** start Dataset content **

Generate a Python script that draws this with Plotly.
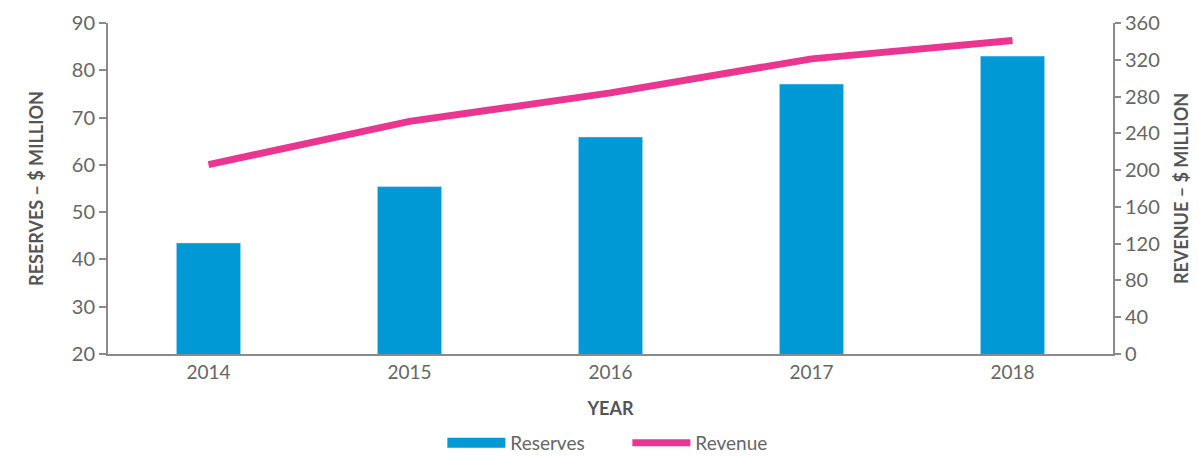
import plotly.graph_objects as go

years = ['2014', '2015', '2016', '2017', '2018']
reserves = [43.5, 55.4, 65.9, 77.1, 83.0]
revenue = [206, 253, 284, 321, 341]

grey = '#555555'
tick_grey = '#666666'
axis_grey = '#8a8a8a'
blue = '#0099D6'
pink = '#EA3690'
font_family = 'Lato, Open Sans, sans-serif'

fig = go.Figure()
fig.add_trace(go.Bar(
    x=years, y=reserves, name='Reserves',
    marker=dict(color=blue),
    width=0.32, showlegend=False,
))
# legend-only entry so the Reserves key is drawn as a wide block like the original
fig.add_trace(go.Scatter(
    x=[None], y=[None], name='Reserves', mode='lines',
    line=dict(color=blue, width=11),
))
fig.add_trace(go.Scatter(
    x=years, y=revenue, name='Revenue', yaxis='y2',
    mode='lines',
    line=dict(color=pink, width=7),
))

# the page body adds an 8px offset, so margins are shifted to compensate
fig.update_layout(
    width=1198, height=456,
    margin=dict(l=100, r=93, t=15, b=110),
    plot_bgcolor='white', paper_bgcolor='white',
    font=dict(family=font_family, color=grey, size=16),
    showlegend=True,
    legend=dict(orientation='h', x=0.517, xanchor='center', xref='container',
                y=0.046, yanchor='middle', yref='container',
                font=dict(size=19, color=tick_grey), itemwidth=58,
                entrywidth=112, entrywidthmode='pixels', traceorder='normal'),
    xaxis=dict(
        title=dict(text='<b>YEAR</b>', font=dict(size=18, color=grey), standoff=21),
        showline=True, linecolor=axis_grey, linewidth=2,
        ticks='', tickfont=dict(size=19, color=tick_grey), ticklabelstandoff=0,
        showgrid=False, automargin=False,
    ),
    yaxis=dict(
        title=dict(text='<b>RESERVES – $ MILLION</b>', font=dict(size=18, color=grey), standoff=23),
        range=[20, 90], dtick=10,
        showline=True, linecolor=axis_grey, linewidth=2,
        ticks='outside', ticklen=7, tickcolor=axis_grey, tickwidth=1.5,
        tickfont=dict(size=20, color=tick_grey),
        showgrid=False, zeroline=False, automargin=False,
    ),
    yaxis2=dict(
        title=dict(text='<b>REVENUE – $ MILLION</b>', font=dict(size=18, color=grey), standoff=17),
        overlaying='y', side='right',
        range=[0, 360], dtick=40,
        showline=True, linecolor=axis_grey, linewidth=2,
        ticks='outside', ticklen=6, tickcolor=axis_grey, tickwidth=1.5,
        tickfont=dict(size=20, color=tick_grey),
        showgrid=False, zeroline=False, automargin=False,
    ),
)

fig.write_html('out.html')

** end Dataset content **
** start Dataset content **

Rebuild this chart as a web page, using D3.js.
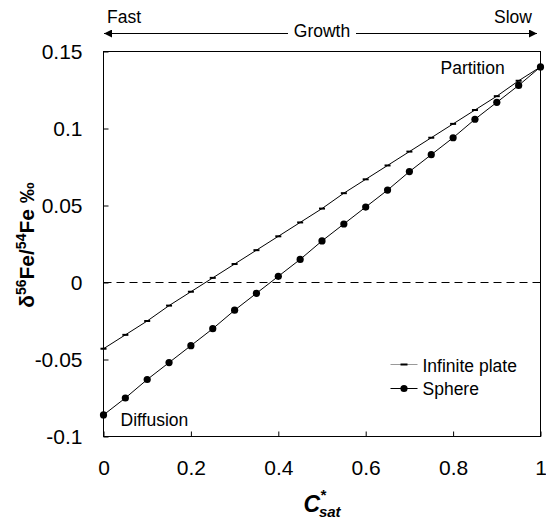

** end Dataset content **
** start Dataset content **

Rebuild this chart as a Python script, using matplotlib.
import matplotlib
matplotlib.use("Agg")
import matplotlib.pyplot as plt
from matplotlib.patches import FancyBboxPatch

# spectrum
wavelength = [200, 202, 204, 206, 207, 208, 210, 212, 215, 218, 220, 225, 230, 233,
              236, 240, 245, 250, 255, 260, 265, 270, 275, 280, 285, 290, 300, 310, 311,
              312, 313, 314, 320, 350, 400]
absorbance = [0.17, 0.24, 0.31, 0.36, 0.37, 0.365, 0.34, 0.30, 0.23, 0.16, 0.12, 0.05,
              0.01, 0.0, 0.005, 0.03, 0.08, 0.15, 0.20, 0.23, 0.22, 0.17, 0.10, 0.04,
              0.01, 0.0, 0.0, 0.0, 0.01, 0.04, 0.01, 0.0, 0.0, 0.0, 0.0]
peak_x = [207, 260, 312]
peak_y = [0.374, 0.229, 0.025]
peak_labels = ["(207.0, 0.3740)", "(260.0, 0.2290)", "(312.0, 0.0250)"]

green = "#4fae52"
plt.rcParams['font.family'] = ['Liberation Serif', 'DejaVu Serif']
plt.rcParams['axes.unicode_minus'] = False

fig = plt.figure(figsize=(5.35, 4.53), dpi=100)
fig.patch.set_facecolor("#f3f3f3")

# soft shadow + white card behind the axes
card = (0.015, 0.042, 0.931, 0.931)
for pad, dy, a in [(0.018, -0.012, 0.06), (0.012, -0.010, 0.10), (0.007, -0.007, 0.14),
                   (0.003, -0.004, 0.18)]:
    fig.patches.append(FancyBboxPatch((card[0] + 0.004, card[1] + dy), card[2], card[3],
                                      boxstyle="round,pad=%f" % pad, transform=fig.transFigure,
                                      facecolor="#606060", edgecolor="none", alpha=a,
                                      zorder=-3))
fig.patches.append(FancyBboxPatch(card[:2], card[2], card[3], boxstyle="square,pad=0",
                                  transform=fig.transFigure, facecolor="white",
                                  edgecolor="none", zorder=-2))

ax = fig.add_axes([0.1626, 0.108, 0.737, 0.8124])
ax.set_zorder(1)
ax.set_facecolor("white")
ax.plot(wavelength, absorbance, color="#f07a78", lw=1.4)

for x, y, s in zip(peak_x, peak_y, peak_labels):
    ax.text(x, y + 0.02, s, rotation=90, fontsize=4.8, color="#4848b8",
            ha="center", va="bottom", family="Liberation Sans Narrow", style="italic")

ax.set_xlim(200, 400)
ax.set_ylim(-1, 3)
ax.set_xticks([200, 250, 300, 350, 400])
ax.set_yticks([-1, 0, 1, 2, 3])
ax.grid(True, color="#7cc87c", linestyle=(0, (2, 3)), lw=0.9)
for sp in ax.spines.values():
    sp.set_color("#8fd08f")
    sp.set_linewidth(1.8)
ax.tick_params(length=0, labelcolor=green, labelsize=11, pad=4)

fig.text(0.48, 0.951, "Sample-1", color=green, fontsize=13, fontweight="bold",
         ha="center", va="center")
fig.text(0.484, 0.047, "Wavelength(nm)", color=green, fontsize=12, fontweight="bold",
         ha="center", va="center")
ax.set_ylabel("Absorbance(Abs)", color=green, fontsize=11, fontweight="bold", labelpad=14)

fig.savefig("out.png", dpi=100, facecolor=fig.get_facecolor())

** end Dataset content **

▶ **Stated problem**: Starting at the line that contains "Generate a Python" and ending at the line that contains "font_family = 'Lato, Open Sans, sans-serif'", give the lines again exactly. Do not include the pictures.

▶ **Result for this exercise**:
Generate a Python script that draws this with Plotly.
import plotly.graph_objects as go

years = ['2014', '2015', '2016', '2017', '2018']
reserves = [43.5, 55.4, 65.9, 77.1, 83.0]
revenue = [206, 253, 284, 321, 341]

grey = '#555555'
tick_grey = '#666666'
axis_grey = '#8a8a8a'
blue = '#0099D6'
pink = '#EA3690'
font_family = 'Lato, Open Sans, sans-serif'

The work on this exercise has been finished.